Os cargos ocupados por Duque de Caxias nesse período foram:
- Deputado pelo Maranhão (eleito em 1841)
- Presidente das províncias do Maranhão (1839-1841)
- Presidente das províncias do Rio Grande do Sul (1842-1846 e 1851-1852);
- Vice-presidente de São Paulo (1842)
- Senador pelo Rio Grande do Sul em 1845 (cargo vitalício)
- Ministro da guerra nos gabinetes de 1853 (tendo ingressado em 1855), de 1861 e 1875 e, por fim, presidente do conselho de ministros desses mesmos três gabinetes.
Membros de sua família, como seus pais e tios, também atuaram na política — muitas vezes em campos opostos ao duque, em favor de revoltas como a Farroupilha.
Como o Duque de Caxias pode aparecer na sua prova
De acordo com Thomas Wisiak, coordenador de História do Grupo Etapa, não é comum nos grandes vestibulares perguntas especificamente sobre personagens históricos. O recorrente é que se cobre o contexto em que aquele personagem atuou. Nesse caso, fique de olho nas rebeliões regenciais, como a Balaiada, e nas empreitadas brasileiras na Bacia da Prata (em especial a Guerra do Paraguai).

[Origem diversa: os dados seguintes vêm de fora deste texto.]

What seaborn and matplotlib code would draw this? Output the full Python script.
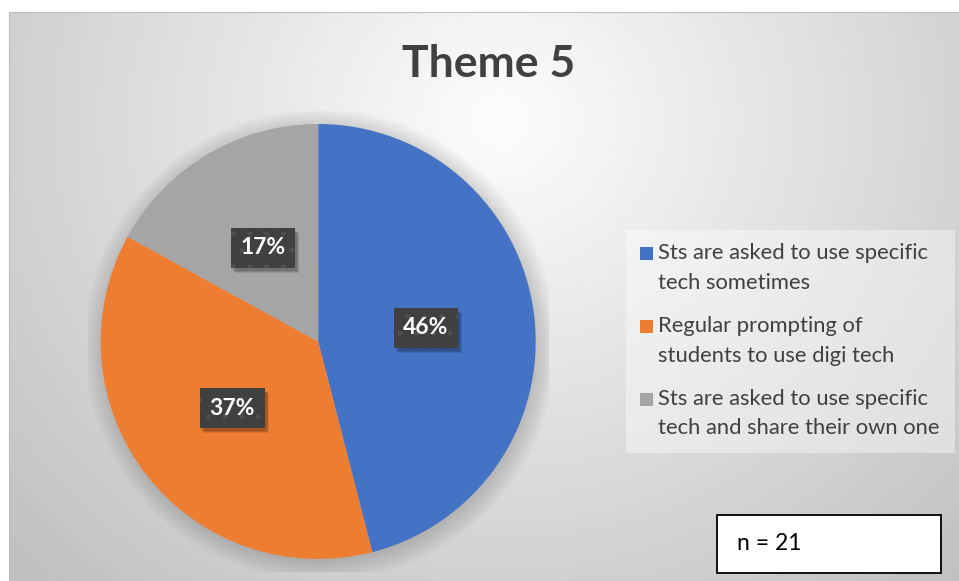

O professor ressalta que também não é comum perguntas sobre a atuação política de Duque de Caxias, mas que conhecê-la pode ajudar a entender melhor a política interna do Segundo Reinado, em especial as chamadas questões militares. Ou seja, a melhor forma de estudar essa figura histórica é relacionando a sua trajetória com o contexto, com a situação política mais geral.